A medida que el público americano es asustado para que acepte la Segunda Guerra Fría, es importante contrarrestar las narrativas del declive y la incapacidad militar de Estados Unidos con la verdad. Lejos de ser una prueba de que necesitamos gastar más, la actuación rusa en la invasión de Ucrania demuestra claramente que gastamos mucho, y que deberíamos gastar menos. Con la ayuda más marginal de Estados Unidos, uno de los estados más pobres y débiles de Europa está ensangrentando a Rusia, nuestra supuesta penúltima némesis después de Beijing.
Independientemente de que lo crea o no, o de que sus estrechos vínculos con el complejo militar-industrial le obliguen a decirlo, el senador de EEUU Tom Cotton seguramente está soñando cuando pronostica que una invasión rusa de Ucrania significa que Rusia amenaza a la tierra natal de EEUU.
Imagínese que Rusia y China, que apenas cuentan con dos portaaviones diésel funcionales, y que juntos no gastan ni la mitad de lo que gasta EEUU en defensa, cruzan los gigantescos fosos del Atlántico y el Pacífico, escoltan la mayor flotilla de transportes de tropas de la historia y se enfrentan a los once grupos de ataque de portaaviones nucleares de EEUU, que además de contar con sus propios complementos completos de más de cincuenta cazas de alta tecnología están escoltados por dos cruceros de misiles guiados y cuatro destructores.
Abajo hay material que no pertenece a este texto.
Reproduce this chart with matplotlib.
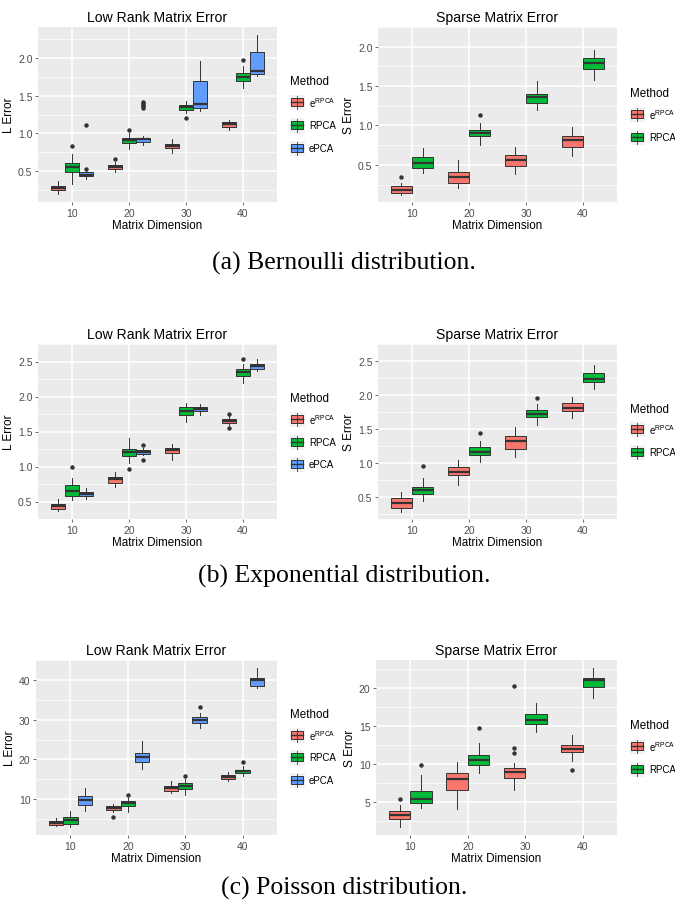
import matplotlib
matplotlib.use('Agg')
import matplotlib.pyplot as plt
from matplotlib.patches import Rectangle
from matplotlib.lines import Line2D

plt.rcParams['font.family'] = ['Liberation Sans', 'DejaVu Sans']
plt.rcParams['mathtext.fontset'] = 'custom'
plt.rcParams['mathtext.rm'] = 'Liberation Sans'

W, H = 675, 903

dims = ['10', '20', '30', '40']
colors = {'eRPCA': '#F8766D', 'RPCA': '#00BA38', 'ePCA': '#619CFF'}
labels = {'eRPCA': r'$\mathregular{e^{RPCA}}$', 'RPCA': 'RPCA', 'ePCA': 'ePCA'}

# box stats per dimension: (whisker low, q1, median, q3, whisker high)
bern_L = {
    'eRPCA': [(0.19, 0.24, 0.27, 0.30, 0.36), (0.48, 0.52, 0.55, 0.58, 0.62),
              (0.74, 0.80, 0.83, 0.856, 0.92), (1.05, 1.09, 1.12, 1.15, 1.18)],
    'RPCA': [(0.33, 0.48, 0.55, 0.61, 0.72), (0.79, 0.865, 0.91, 0.94, 1.00),
             (1.27, 1.31, 1.35, 1.377, 1.43), (1.60, 1.70, 1.755, 1.80, 1.89)],
    'ePCA': [(0.39, 0.43, 0.45, 0.48, 0.50), (0.85, 0.885, 0.92, 0.94, 0.96),
             (1.30, 1.34, 1.385, 1.69, 1.96), (1.76, 1.79, 1.83, 2.08, 2.31)],
}
bern_L_out = {
    'eRPCA': [[], [0.66], [], []],
    'RPCA': [[0.83], [1.04], [1.21], [1.97]],
    'ePCA': [[0.53, 1.11], [1.34, 1.36, 1.38, 1.40, 1.42], [], []],
}

bern_S = {
    'eRPCA': [(0.12, 0.145, 0.18, 0.23, 0.27), (0.20, 0.27, 0.34, 0.415, 0.56),
              (0.38, 0.48, 0.56, 0.62, 0.72), (0.615, 0.72, 0.81, 0.87, 0.975)],
    'RPCA': [(0.40, 0.465, 0.52, 0.597, 0.71), (0.755, 0.86, 0.90, 0.948, 1.03),
             (1.19, 1.29, 1.36, 1.40, 1.56), (1.58, 1.72, 1.79, 1.857, 1.96)],
}
bern_S_out = {
    'eRPCA': [[0.345], [], [], []],
    'RPCA': [[], [1.13], [], []],
}

expo_L = {
    'eRPCA': [(0.36, 0.40, 0.44, 0.47, 0.53), (0.71, 0.77, 0.815, 0.85, 0.92),
              (1.10, 1.19, 1.235, 1.26, 1.32), (1.59, 1.617, 1.65, 1.676, 1.72)],
    'RPCA': [(0.52, 0.58, 0.655, 0.73, 0.83), (1.055, 1.145, 1.205, 1.25, 1.41),
             (1.63, 1.74, 1.79, 1.845, 1.905), (2.20, 2.29, 2.345, 2.395, 2.46)],
    'ePCA': [(0.53, 0.578, 0.61, 0.633, 0.69), (1.16, 1.18, 1.205, 1.23, 1.27),
             (1.74, 1.79, 1.827, 1.855, 1.90), (2.36, 2.395, 2.43, 2.46, 2.54)],
}
expo_L_out = {
    'eRPCA': [[], [], [], [1.543, 1.754]],
    'RPCA': [[1.0], [0.97], [], [2.53]],
    'ePCA': [[], [1.10, 1.31], [], []],
}

expo_S = {
    'eRPCA': [(0.28, 0.33, 0.41, 0.486, 0.563), (0.667, 0.817, 0.86, 0.94, 1.04),
              (1.08, 1.21, 1.32, 1.39, 1.527), (1.654, 1.767, 1.80, 1.88, 1.966)],
    'RPCA': [(0.44, 0.545, 0.60, 0.645, 0.78), (1.015, 1.12, 1.156, 1.24, 1.32),
             (1.56, 1.672, 1.717, 1.776, 1.87), (2.09, 2.19, 2.24, 2.32, 2.44)],
}
expo_S_out = {
    'eRPCA': [[], [], [], []],
    'RPCA': [[0.95], [1.435], [1.957], []],
}

pois_L = {
    'eRPCA': [(3.2, 3.57, 4.07, 4.49, 5.4), (6.74, 7.33, 7.83, 8.25, 8.75),
              (11.5, 12.09, 12.76, 13.26, 14.68), (14.68, 15.1, 15.68, 16.1, 16.77)],
    'RPCA': [(3.0, 3.82, 4.9, 5.49, 7.16), (6.9, 8.41, 9.0, 9.58, 10.25),
             (11.09, 12.6, 13.26, 14.1, 15.1), (15.76, 16.5, 17.0, 17.44, 18.4)],
    'ePCA': [(7.16, 8.58, 9.83, 10.75, 12.76), (17.6, 19.27, 20.5, 21.5, 24.7),
             (27.8, 29.13, 29.9, 30.55, 31.8), (38.07, 38.5, 39.9, 40.4, 42.9)],
}
pois_L_out = {
    'eRPCA': [[], [5.49], [], []],
    'RPCA': [[], [11.17], [15.93], [19.27]],
    'ePCA': [[], [], [33.2], []],
}

pois_S = {
    'eRPCA': [(1.67, 2.76, 3.25, 3.77, 4.52), (3.99, 6.54, 7.94, 8.8, 10.26),
              (6.49, 8.16, 8.9, 9.47, 10.13), (10.35, 11.58, 11.97, 12.46, 13.73)],
    'RPCA': [(4.2, 4.87, 5.3, 6.4, 8.46), (8.8, 9.82, 10.5, 11.1, 12.68),
             (14.17, 15.2, 15.75, 16.5, 17.94), (18.6, 20.13, 21.0, 21.3, 22.6)],
}
pois_S_out = {
    'eRPCA': [[5.3], [], [11.45, 12.1, 20.2], [9.17]],
    'RPCA': [[9.78], [14.65], [], []],
}

EDGE = '#333333'


def draw_panel(rect, stats, outs, title, ylabel, yticks):
    ax = fig.add_axes(rect)
    ax.set_facecolor('#EBEBEB')
    methods = list(stats)
    n = len(methods)
    w = 0.75 / n
    lo_all, hi_all = [], []
    for j, m in enumerate(methods):
        for i in range(len(dims)):
            lo, q1, med, q3, hi = stats[m][i]
            fl = outs[m][i]
            lo_all += [lo] + fl
            hi_all += [hi] + fl
            pos = i + 1 - 0.375 + w * (j + 0.5)
            ax.bxp([dict(whislo=lo, q1=q1, med=med, q3=q3, whishi=hi, fliers=fl)],
                   positions=[pos], widths=w, patch_artist=True, showcaps=False,
                   manage_ticks=False,
                   boxprops=dict(facecolor=colors[m], edgecolor=EDGE, lw=0.7),
                   medianprops=dict(color=EDGE, lw=1.6),
                   whiskerprops=dict(color=EDGE, lw=0.7),
                   flierprops=dict(marker='o', markersize=3.2, markerfacecolor=EDGE,
                                   markeredgecolor='none'),
                   zorder=3)
    # ggplot-style 5% expansion of the data range
    lo, hi = min(lo_all), max(hi_all)
    pad = (hi - lo) * 0.05
    ax.set_ylim(lo - pad, hi + pad)
    ax.set_xlim(0.4, len(dims) + 0.6)
    ax.set_xticks(range(1, len(dims) + 1))
    ax.set_xticklabels(dims)
    ax.set_yticks(yticks)
    ax.set_yticklabels(['%g' % t if t >= 5 else '%.1f' % t for t in yticks])
    step = yticks[1] - yticks[0]
    minors = [yticks[0] - step / 2] + [t + step / 2 for t in yticks]
    ax.set_yticks(minors, minor=True)
    ax.tick_params(axis='y', which='minor', length=0)
    ax.grid(True, which='major', color='white', lw=1.1, zorder=0)
    ax.grid(True, which='minor', axis='y', color='white', lw=0.5, zorder=0)
    ax.set_axisbelow(True)
    for s in ax.spines.values():
        s.set_visible(False)
    ax.tick_params(which='major', length=2.5, width=0.5, color=EDGE,
                   labelsize=7.5, labelcolor='#4D4D4D', pad=1.5)
    ax.set_title(title, fontsize=10.1, pad=4)
    ax.set_xlabel('Matrix Dimension', fontsize=8.4, labelpad=1)
    ax.set_ylabel(ylabel, fontsize=8.6, labelpad=2)
    return methods


def draw_legend(methods, x, y_title, y_keys):
    fig.text(x / W, 1 - y_title / H, 'Method', fontsize=8.4, va='center')
    for y, m in zip(y_keys, methods):
        cx, cy = x + 7, y
        fig.patches.append(Rectangle(((cx - 7.5) / W, 1 - (cy + 7.5) / H), 15 / W, 15 / H,
                                     transform=fig.transFigure, fc='#F2F2F2', ec='none'))
        fig.lines.append(Line2D([cx / W, cx / W], [1 - (cy + 6.5) / H, 1 - (cy - 6.5) / H],
                                transform=fig.transFigure, color=EDGE, lw=0.6))
        fig.patches.append(Rectangle(((cx - 6) / W, 1 - (cy + 4) / H), 12 / W, 8 / H,
                                     transform=fig.transFigure, fc=colors[m], ec=EDGE, lw=0.7))
        fig.lines.append(Line2D([(cx - 6) / W, (cx + 6) / W], [1 - cy / H, 1 - cy / H],
                                transform=fig.transFigure, color=EDGE, lw=1.0))
        fig.text((x + 19) / W, 1 - y / H, labels[m], fontsize=7.0, va='center')


def px_rect(x0, y0, x1, y1):
    return [x0 / W, 1 - y1 / H, (x1 - x0) / W, (y1 - y0) / H]


fig = plt.figure(figsize=(W / 100, H / 100), dpi=100)

m = draw_panel(px_rect(38, 28, 277, 203), bern_L, bern_L_out, 'Low Rank Matrix Error',
               'L Error', [0.5, 1.0, 1.5, 2.0])
draw_legend(m, 290, 82, [103, 126, 149])
m = draw_panel(px_rect(378, 28, 617, 203), bern_S, bern_S_out, 'Sparse Matrix Error',
               'S Error', [0.5, 1.0, 1.5, 2.0])
draw_legend(m, 630, 94, [115, 138])

m = draw_panel(px_rect(38, 345, 277, 520), expo_L, expo_L_out, 'Low Rank Matrix Error',
               'L Error', [0.5, 1.0, 1.5, 2.0, 2.5])
draw_legend(m, 290, 399, [420, 443, 465])
m = draw_panel(px_rect(378, 345, 617, 520), expo_S, expo_S_out, 'Sparse Matrix Error',
               'S Error', [0.5, 1.0, 1.5, 2.0, 2.5])
draw_legend(m, 630, 410, [430, 453])

m = draw_panel(px_rect(36, 661, 277, 836), pois_L, pois_L_out, 'Low Rank Matrix Error',
               'L Error', [10, 20, 30, 40])
draw_legend(m, 290, 715, [736, 758, 781])
m = draw_panel(px_rect(376, 661, 617, 836), pois_S, pois_S_out, 'Sparse Matrix Error',
               'S Error', [5, 10, 15, 20])
draw_legend(m, 630, 726, [747, 770])

captions = ['(a) Bernoulli distribution.', '(b) Exponential distribution.',
            '(c) Poisson distribution.']
for cap, y in zip(captions, [263, 576, 888]):
    fig.text(344 / W, 1 - y / H, cap, fontsize=18.5, family='Liberation Serif',
             ha='center', va='center')

fig.savefig('out.png', dpi=100)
La marina de superficie más poderosa del mundo, con diferencia, merodea bajo la superficie del océano sus más de cincuenta submarinos nucleares de ataque rápido y de misiles balísticos. Se calcula que en un hipotético combate podrían aportar una potencia de fuego de diez mil misiles, sin contar los cientos de cazas armados con misiles de los propios portaaviones.
Aparte del hecho de que ni China ni Rusia la han amenazado nunca, ni tienen ninguna razón para hacerlo, la supremacía militar de Estados Unidos en nuestro hemisferio es una conclusión inevitable.
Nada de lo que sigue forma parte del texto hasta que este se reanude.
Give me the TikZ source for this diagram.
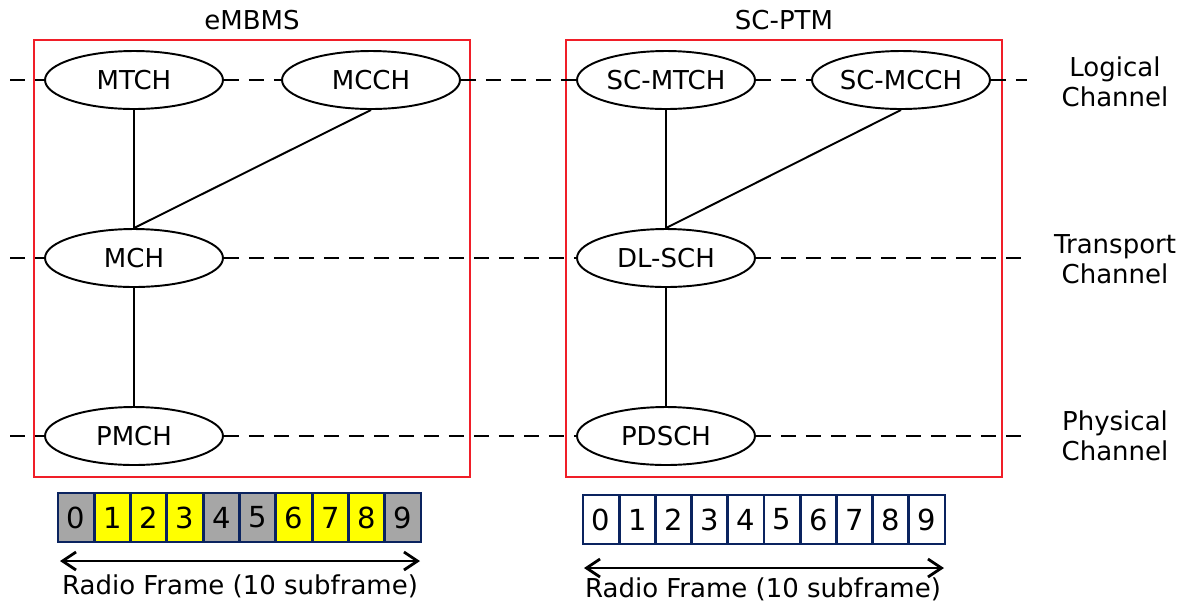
\documentclass[tikz,border=0pt]{standalone}
\usepackage{fontspec}
\setmainfont{DejaVu Sans}
\usetikzlibrary{arrows.meta, positioning, shapes.geometric}
\definecolor{boxred}{RGB}{240,30,40}
\definecolor{cellblue}{RGB}{10,35,95}
\definecolor{cellgray}{RGB}{166,166,166}
\definecolor{cellyellow}{RGB}{255,255,0}

\begin{document}
\begin{tikzpicture}[
  x=0.02cm, y=-0.02cm,
  chan/.style={ellipse, draw, line width=1.1pt, minimum width=3.56cm, minimum height=1.16cm, inner sep=0pt, fill=white, font=\fontsize{14.8}{17}\selectfont},
  areabox/.style={rectangle, draw=boxred, line width=0.9pt, minimum width=8.72cm, minimum height=8.74cm, inner sep=0pt},
  areatitle/.style={font=\fontsize{14.8}{17}\selectfont},
  layer/.style={align=center, font=\fontsize{14.8}{17}\selectfont},
  cell/.style={rectangle, draw=cellblue, line width=1.6pt, minimum width=0.726cm, minimum height=0.98cm, inner sep=0pt, font=\fontsize{16.5}{18}\selectfont},
  link/.style={line width=1.1pt},
  level/.style={line width=1.1pt, dash pattern=on 0.31cm off 0.19cm},
  span/.style={{Straight Barb[length=2.7mm, width=3.6mm]}-{Straight Barb[length=2.7mm, width=3.6mm]}, line width=1.6pt}
]
  \useasboundingbox (0,0) rectangle (1187,603);

  % areas
  \node[areabox] (embms) at (252,258.5) {};
  \node[areabox] (scptm) at (784,258.5) {};
  \node[areatitle] (embmst) at (252,20) {eMBMS};
  \node[areatitle] (scptmt) at (784,20) {SC-PTM};

  % channels
  \node[chan] (mtch) at (134,80) {MTCH};
  \node[chan] (mcch) at (371,80) {MCCH};
  \node[chan] (mch) at (134,258) {MCH};
  \node[chan] (pmch) at (134,436) {PMCH};
  \node[chan] (scmtch) at (666,80) {SC-MTCH};
  \node[chan] (scmcch) at (901,80) {SC-MCCH};
  \node[chan] (dlsch) at (666,258) {DL-SCH};
  \node[chan] (pdsch) at (666,436) {PDSCH};

  \node[layer] (logical) at (1115,82) {Logical\\Channel};
  \node[layer] (transport) at (1115,259) {Transport\\Channel};
  \node[layer] (physical) at (1115,436) {Physical\\Channel};

  \coordinate (la) at (10,80);
  \coordinate (lb) at (1027,80);
  \coordinate (ta) at (10,258);
  \coordinate (tb) at (1027,258);
  \coordinate (pa) at (10,436);
  \coordinate (pb) at (1027,436);

  % layer lines
  \draw[level] (la) -- (mtch.west);
  \draw[level] (mtch.east) -- (mcch.west);
  \draw[level] (mcch.east) -- (scmtch.west);
  \draw[level] (scmtch.east) -- (scmcch.west);
  \draw[level] (scmcch.east) -- (lb);
  \draw[level] (ta) -- (mch.west);
  \draw[level] (mch.east) -- (dlsch.west);
  \draw[level] (dlsch.east) -- (tb);
  \draw[level] (pa) -- (pmch.west);
  \draw[level] (pmch.east) -- (pdsch.west);
  \draw[level] (pdsch.east) -- (pb);

  % mappings
  \draw[link] (mtch) -- (mch);
  \draw[link] (mcch.south) -- (mch.north);
  \draw[link] (mch) -- (pmch);
  \draw[link] (scmtch) -- (dlsch);
  \draw[link] (scmcch.south) -- (dlsch.north);
  \draw[link] (dlsch) -- (pdsch);

  % radio frames
  \foreach \i/\c in {0/cellgray, 1/cellyellow, 2/cellyellow, 3/cellyellow, 4/cellgray,
                     5/cellgray, 6/cellyellow, 7/cellyellow, 8/cellyellow, 9/cellgray}
    \node[cell, fill=\c] (mb\i) at ({76.15+36.3*\i},517.5) {\i};
  \foreach \i in {0,...,9}
    \node[cell, fill=white] (sc\i) at ({601.1+36.2*\i},519.5) {\i};

  \coordinate (mbl) at (60,561);
  \coordinate (mbr) at (420,561);
  \coordinate (scl) at (584,568);
  \coordinate (scr) at (944,568);
  \draw[span] (mbl) -- (mbr);
  \draw[span] (scl) -- (scr);
  \node[areatitle] (mbrf) at (240,586) {Radio Frame (10 subframe)};
  \node[areatitle] (scrf) at (763,589) {Radio Frame (10 subframe)};
\end{tikzpicture}
\end{document}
¿Qué más podría requerir la seguridad americana?
¿Qué podría hacer la presencia permanente de más de un millón de personas en servicio activo, muchas de ellas desplegadas en más de setecientas bases militares en más de sesenta países de todo el mundo, sino invitar a la participación de Estados Unidos en todos los conflictos del mundo para siempre?
¿Cómo hace esto que los americanos estén más seguros?
Como no pueden señalar ninguna intervención exitosa en los últimos veinte años -desde Irak hasta Afganistán, Libia y Siria, por nombrar sólo algunas-, la política exterior y los medios de comunicación se apoyan en tropos vacíos, como «salvaguardar el orden internacional basado en reglas» o hacer que el mundo sea «seguro para la democracia», para justificar la continuación de una política incoherente y poco realista de intento de hegemonía global permanente.
Los defensores de la supremacía global permanente de EEUU omiten convenientemente, como siempre hacen, que EEUU siempre ha rechazado la aplicación de esas mismas reglas a sí mismo y, además, que muchos de los aliados estratégicamente más importantes de EEUU, ahora y en la primera Guerra Fría, no eran/son demócratas o han/están cometiendo abusos de los derechos humanos.
Desde su rechazo a una sentencia del Tribunal Mundial en su contra por minar los puertos nicaragüenses en la década de 1980 hasta la aprobación por el Congreso de una ley que autoriza al ejército de EEUU a invadir Bélgica en caso de que La Haya intente juzgar a algún americano por los crímenes cometidos en la invasión y ocupación de Irak, es fácil ver por qué muchos gobiernos de todo el mundo no están dispuestos a unirse a Estados Unidos en la imposición de sanciones a Rusia: para ellos parece otra invasión ilegal de un país soberano por parte de una gran potencia entrometida.
Las políticas de nuestro gobierno no sólo hacen que los americanos estén menos seguros y erosionan nuestra posición moral, sino que además cuestan una fortuna. Doug Bandow seguramente tiene razón cuando dice que ya es hora de que nuestros ricos aliados europeos empiecen a ocuparse de su propia seguridad. Para aquellos que se preguntan por qué Europa optó por renunciar a un rumbo independiente tras el final de la Guerra Fría y, en cambio, seguir siendo esencialmente un socio menor en la actual arquitectura de seguridad dominada por Estados Unidos, consideren que el salario base de un alistado del ejército de EEUU es de más de 1.500 dólares al mes, mientras que el coste de sólo operar los grupos de ataque de portaaviones del ejército cuesta a los contribuyentes de EEUU 21.000 millones de dólares al año.
De repente, el generoso modelo del Estado benefactor europeo de la posguerra parece menos defendible.
Los próximos años lo dirán.
Pero así como el debate en Europa sobre la realidad de su cambiante entorno de seguridad será mortalmente serio, implicando importantes cambios de política, el debate en Estados Unidos será cualquier cosa menos centrado en la mejor manera de gastar otros mil millones aquí y allá, ignorando el hecho obvio de que los propios Estados Unidos podrían ser defendidos a una fracción del coste, y que cada intervención y política de la generación anterior fue un completo fracaso y ha hecho el mundo más peligroso, no menos.